Worth mentioning from my involvement that the NDC secretariat and UNOPS tried to provide the independent parties with a free platform with mediators and consultants to unified their vision and input in the NDC and after.
Interestingly during my Google search, I did not find a consolidated report or articles about the role of the civil Society, so I am presenting some of individual report or articles in specific areas.
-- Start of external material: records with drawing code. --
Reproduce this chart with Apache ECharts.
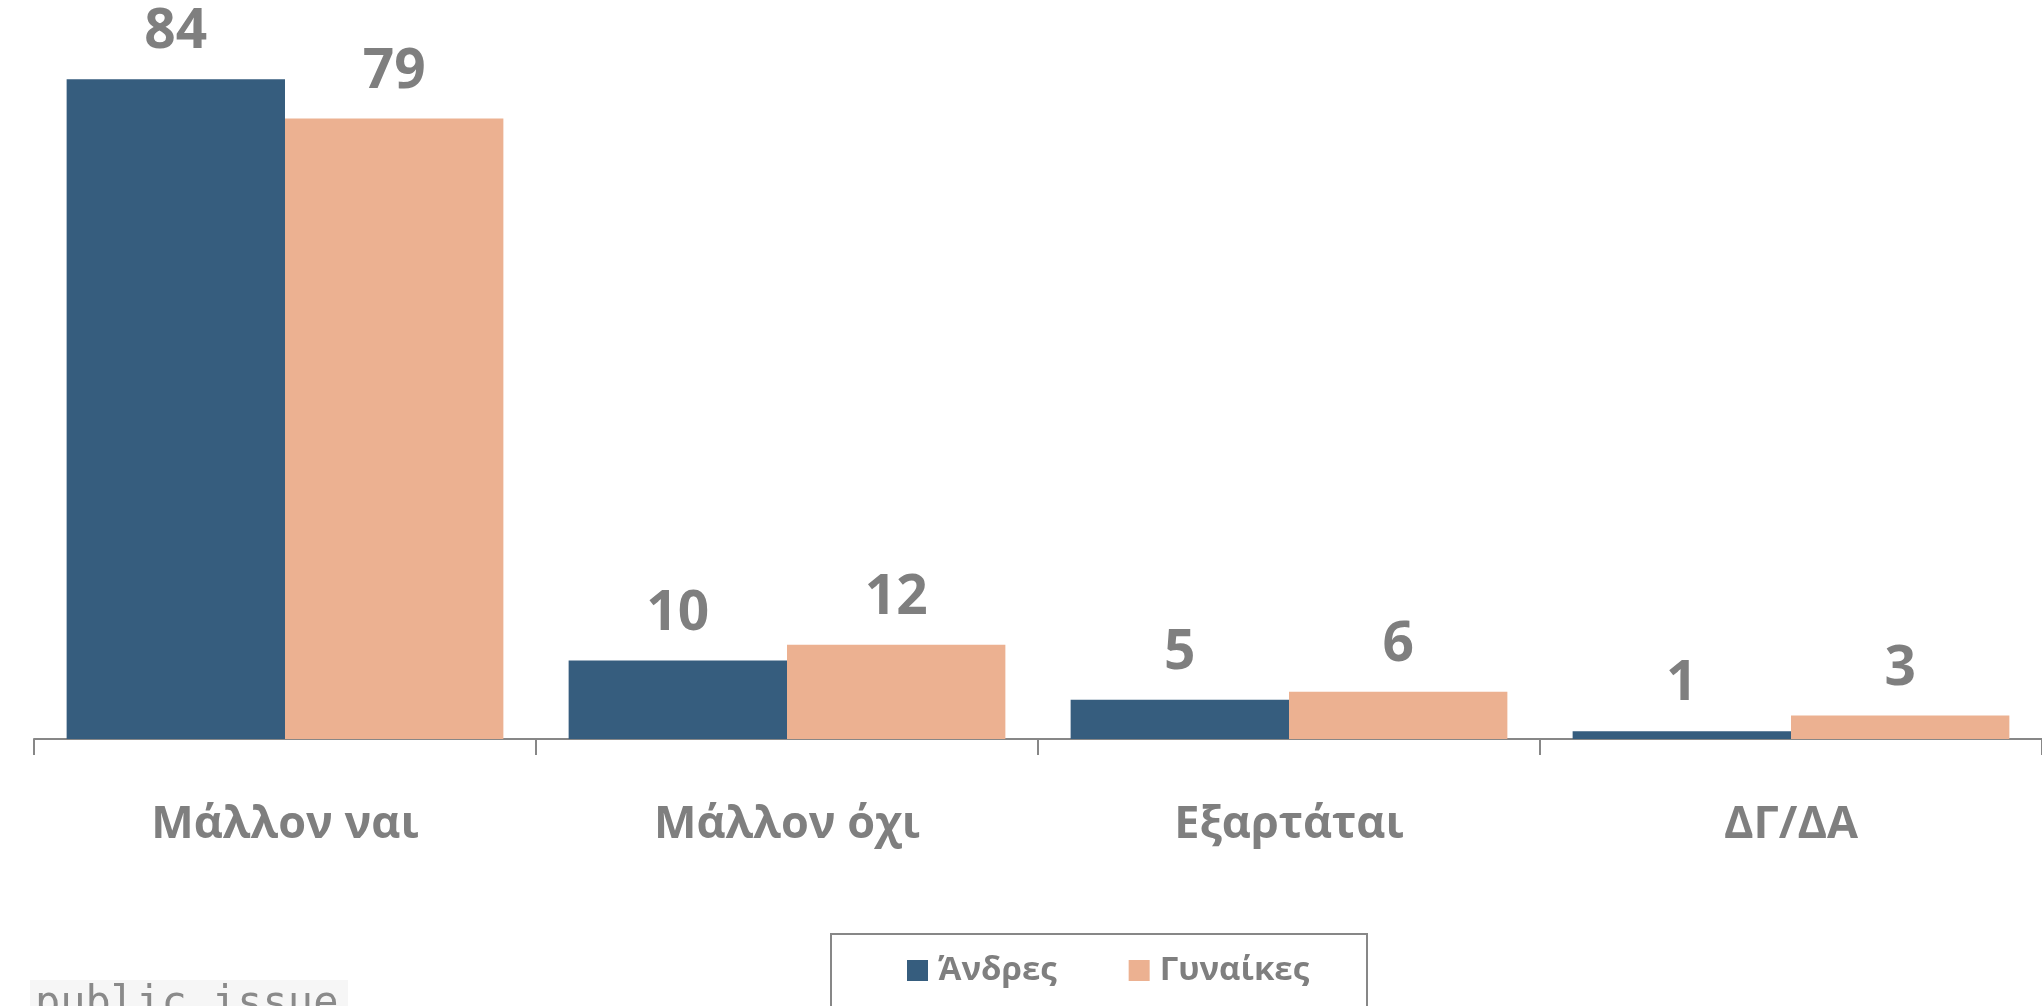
<!DOCTYPE html>
<html>
<head>
<meta charset="utf-8">
<script src="https://cdn.jsdelivr.net/npm/echarts@6/dist/echarts.min.js"></script>
<style>
  html, body { margin: 0; padding: 0; background: #fff; }
  #main { width: 2042px; height: 1006px; }
</style>
</head>
<body>
<div id="main"></div>
<script>
// κατηγορίες και τιμές (%)
var categories = ['Μάλλον ναι', 'Μάλλον όχι', 'Εξαρτάται', 'ΔΓ/ΔΑ'];
var andres = [84, 10, 5, 1];
var gynaikes = [79, 12, 6, 3];
var seriesNames = ['Άνδρες', 'Γυναίκες'];

var grey = '#7f7f7f';
var chart = echarts.init(document.getElementById('main'));

var labelStyle = {
    show: true,
    position: 'top',
    distance: 19,
    color: grey,
    fontFamily: 'Open Sans',
    fontWeight: 'bold',
    fontSize: 55
};

var option = {
    backgroundColor: '#ffffff',
    animation: false,
    grid: {
        left: 34,
        width: 2011,
        top: 32,
        bottom: 267
    },
    xAxis: {
        type: 'category',
        data: categories,
        axisLine: { lineStyle: { color: '#878787', width: 2 } },
        axisTick: { show: true, length: 16, lineStyle: { color: '#878787', width: 2 } },
        axisLabel: {
            margin: 64,
            color: grey,
            fontFamily: 'Open Sans',
            fontWeight: 'bold',
            fontSize: 45
        }
    },
    yAxis: {
        type: 'value',
        min: 0,
        max: 90,
        show: false,
        splitLine: { show: false }
    },
    legend: {
        data: seriesNames,
        left: 907,
        top: 954,
        padding: 0,
        itemGap: 72,
        itemWidth: 21,
        itemHeight: 21,
        icon: 'rect',
        textStyle: {
            color: grey,
            fontFamily: 'Open Sans',
            fontWeight: 'bold',
            fontSize: 33,
            padding: [0, 0, 0, 5]
        }
    },
    graphic: [
        {
            type: 'rect',
            shape: { x: 831, y: 934, width: 536, height: 120 },
            style: { fill: 'none', stroke: '#878787', lineWidth: 2 },
            silent: true
        },
        {
            type: 'rect',
            shape: { x: 30, y: 980, width: 318, height: 30 },
            style: { fill: '#f6f6f6' },
            silent: true
        },
        {
            type: 'text',
            x: 35,
            y: 984,
            style: {
                text: 'public issue',
                fill: '#8a8a8a',
                font: '42px "DejaVu Sans Mono"',
                verticalAlign: 'top'
            },
            silent: true
        }
    ],
    series: [
        {
            name: seriesNames[0],
            type: 'bar',
            data: andres,
            itemStyle: { color: '#365d7e' },
            barGap: '0%',
            barCategoryGap: '13%',
            label: labelStyle
        },
        {
            name: seriesNames[1],
            type: 'bar',
            data: gynaikes,
            itemStyle: { color: '#ecb191' },
            barGap: '0%',
            barCategoryGap: '13%',
            label: labelStyle
        }
    ]
};

chart.setOption(option);
</script>
</body>
</html>
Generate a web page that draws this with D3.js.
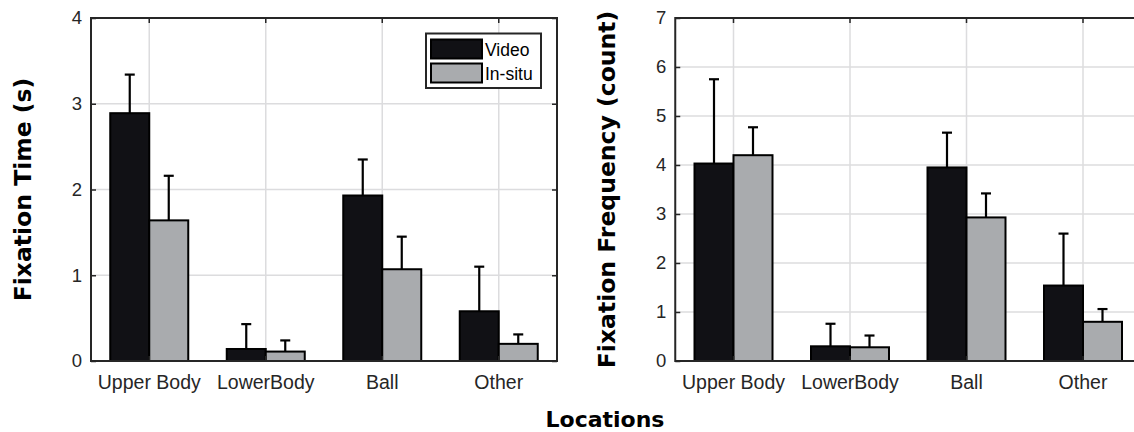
<!DOCTYPE html>
<html>
<head>
<meta charset="utf-8">
<script src="https://cdn.jsdelivr.net/npm/d3@7"></script>
<style>
  html, body { margin: 0; padding: 0; background: #fff; }
  svg { display: block; }
</style>
</head>
<body>
<svg id="chart" width="1134" height="432"></svg>
<script>
// Gaze fixation data by body location
const categories = ["Upper Body", "LowerBody", "Ball", "Other"];
const seriesNames = ["Video", "In-situ"];

// Fixation time (s): means and standard deviations
const timeVideo = [2.89, 0.14, 1.93, 0.58];
const timeVideoSD = [0.45, 0.29, 0.42, 0.52];
const timeInsitu = [1.64, 0.11, 1.07, 0.20];
const timeInsituSD = [0.52, 0.13, 0.38, 0.11];
const timeTicks = [0, 1, 2, 3, 4];

// Fixation frequency (count): means and standard deviations
const freqVideo = [4.03, 0.30, 3.95, 1.54];
const freqVideoSD = [1.72, 0.46, 0.71, 1.06];
const freqInsitu = [4.20, 0.28, 2.93, 0.80];
const freqInsituSD = [0.57, 0.24, 0.49, 0.26];
const freqTicks = [0, 1, 2, 3, 4, 5, 6, 7];

const fills = ["#111115", "#a9abae"];
const axisColor = "#262626";
const gridColor = "#dcdcde";
const tickFont = "'Liberation Sans', Arial, sans-serif";
const titleFont = "'DejaVu Sans', Verdana, sans-serif";

const svg = d3.select("#chart");

function panel(opts) {
  const { left, right, top, bottom, yMax, ticks, series, sds, title, titleX, legend } = opts;
  const g = svg.append("g");

  const x = d3.scaleBand().domain(categories).range([left, right]).padding(0);
  const sub = d3.scaleBand().domain(seriesNames).range([-39, 39]).padding(0);
  const y = d3.scaleLinear().domain([0, yMax]).range([bottom, top]);

  // grid
  g.append("g").selectAll("line.hg").data(ticks.slice(1, -1)).join("line")
    .attr("x1", left).attr("x2", right)
    .attr("y1", d => y(d)).attr("y2", d => y(d))
    .attr("stroke", gridColor).attr("stroke-width", 1.5);
  g.append("g").selectAll("line.vg").data(categories).join("line")
    .attr("x1", d => x(d) + x.bandwidth() / 2).attr("x2", d => x(d) + x.bandwidth() / 2)
    .attr("y1", top).attr("y2", bottom)
    .attr("stroke", gridColor).attr("stroke-width", 1.5);

  // bars
  const rows = [];
  categories.forEach((c, i) => {
    seriesNames.forEach((s, j) => {
      rows.push({ c, s, j, v: series[j][i], sd: sds[j][i] });
    });
  });
  const cx = d => x(d.c) + x.bandwidth() / 2 + sub(d.s);
  g.append("g").selectAll("rect").data(rows).join("rect")
    .attr("x", cx)
    .attr("y", d => y(d.v))
    .attr("width", sub.bandwidth())
    .attr("height", d => y(0) - y(d.v))
    .attr("fill", d => fills[d.j])
    .attr("stroke", "#000").attr("stroke-width", 2);

  // error bars (upper whisker)
  const eb = g.append("g").attr("stroke", "#000").attr("stroke-width", 2.2);
  eb.selectAll("line.stem").data(rows).join("line")
    .attr("x1", d => cx(d) + sub.bandwidth() / 2).attr("x2", d => cx(d) + sub.bandwidth() / 2)
    .attr("y1", d => y(d.v)).attr("y2", d => y(d.v + d.sd));
  eb.selectAll("line.cap").data(rows).join("line")
    .attr("x1", d => cx(d) + sub.bandwidth() / 2 - 5).attr("x2", d => cx(d) + sub.bandwidth() / 2 + 5)
    .attr("y1", d => y(d.v + d.sd)).attr("y2", d => y(d.v + d.sd));

  // box
  g.append("rect")
    .attr("x", left).attr("y", top)
    .attr("width", right - left).attr("height", bottom - top)
    .attr("fill", "none").attr("stroke", axisColor).attr("stroke-width", 2);

  // axes
  const xAxis = d3.axisBottom(x).tickSize(-5).tickPadding(14);
  const xg = g.append("g").attr("transform", `translate(0,${bottom})`).call(xAxis);
  const xTop = g.append("g").attr("transform", `translate(0,${top})`).call(d3.axisTop(x).tickSize(-5).tickFormat(""));
  const yAxis = d3.axisLeft(y).tickValues(ticks).tickFormat(d3.format("d")).tickSize(-5).tickPadding(9);
  const yg = g.append("g").attr("transform", `translate(${left},0)`).call(yAxis);
  const yRight = g.append("g").attr("transform", `translate(${right},0)`).call(d3.axisRight(y).tickValues(ticks).tickSize(-5).tickFormat(""));
  [xg, xTop, yg, yRight].forEach(a => {
    a.select(".domain").remove();
    a.selectAll(".tick line").attr("stroke", axisColor).attr("stroke-width", 1.5);
  });
  xg.selectAll("text").attr("font-family", tickFont).attr("font-size", 19.5).attr("fill", axisColor);
  yg.selectAll("text").attr("font-family", tickFont).attr("font-size", 18.5).attr("fill", axisColor);

  // y title
  g.append("text")
    .attr("transform", `translate(${titleX},${(top + bottom) / 2}) rotate(-90)`)
    .attr("text-anchor", "middle")
    .attr("dominant-baseline", "central")
    .attr("font-family", titleFont).attr("font-weight", "bold").attr("font-size", 23.5)
    .attr("fill", "#000")
    .text(title);

  if (legend) {
    const lg = g.append("g");
    lg.append("rect").attr("x", 426).attr("y", 33.5).attr("width", 115).attr("height", 54.5)
      .attr("fill", "#fff").attr("stroke", axisColor).attr("stroke-width", 2);
    seriesNames.forEach((s, j) => {
      const yy = 39.5 + j * 24;
      lg.append("rect").attr("x", 431).attr("y", yy).attr("width", 51).attr("height", 19)
        .attr("fill", fills[j]).attr("stroke", "#000").attr("stroke-width", 2);
      lg.append("text").attr("x", 485).attr("y", yy + 16)
        .attr("font-family", tickFont).attr("font-size", 17.5).attr("fill", "#000")
        .text(s);
    });
  }
}

panel({
  left: 91, right: 557, top: 18, bottom: 361, yMax: 4, ticks: timeTicks,
  series: [timeVideo, timeInsitu], sds: [timeVideoSD, timeInsituSD],
  title: "Fixation Time (s)", titleX: 23, legend: true
});

panel({
  left: 675.25, right: 1141.25, top: 18, bottom: 361, yMax: 7, ticks: freqTicks,
  series: [freqVideo, freqInsitu], sds: [freqVideoSD, freqInsituSD],
  title: "Fixation Frequency (count)", titleX: 607, legend: false
});

// shared x title
svg.append("text")
  .attr("x", 605).attr("y", 427)
  .attr("text-anchor", "middle")
  .attr("font-family", titleFont).attr("font-weight", "bold").attr("font-size", 22)
  .attr("fill", "#000")
  .text("Locations");
</script>
</body>
</html>
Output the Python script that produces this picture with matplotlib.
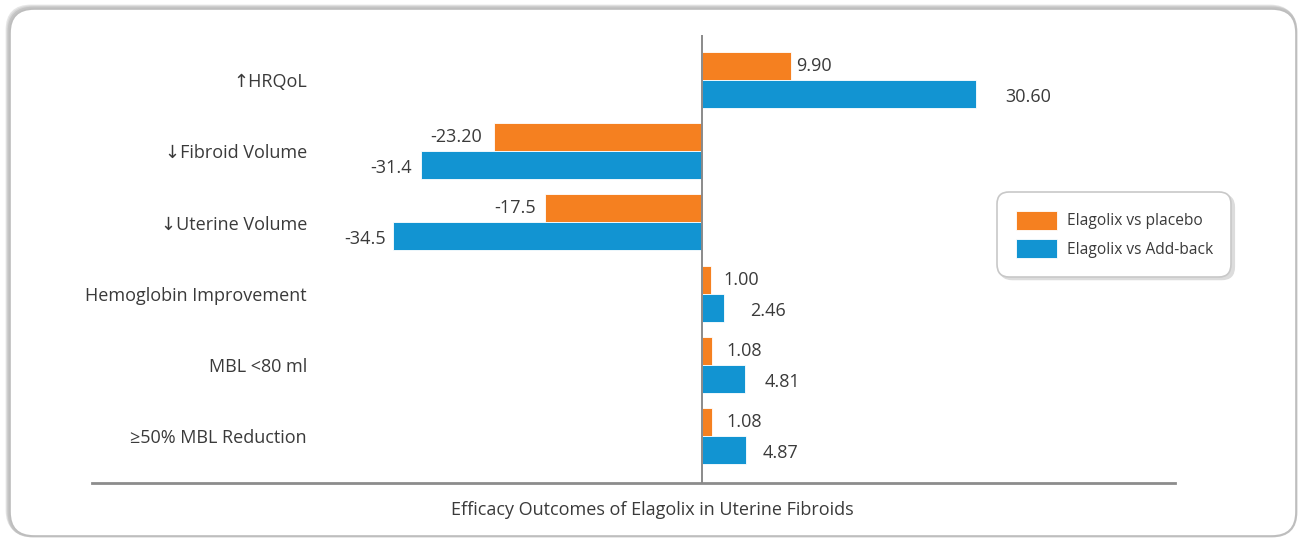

Some highlighted activities of the CSos during the war are;
• Submission of Letter to U.N. Secretary General Ban Ki-moon in 2015 from 53 GSOs inside and outside Yemen as per global research website asking to push the political settlement and warn about the humanitarian crisis.

• Civil society’s efforts to revive a war-ravaged education system in Yemen through The Yemeni Coalition for Education for All (YCEA) as an example which advocates for conflicting parties to protect education facilities from all sectarian, regional and partisan conflicts ( Al Refai , 2016).

• Safer world fund resonate organization to building youth capacities for peace, work with the National Organization for the Development of Society (NODS) on piloting a number of community security project sites and works to promote women’s political participation and address issues of gender, peace, and security(2017).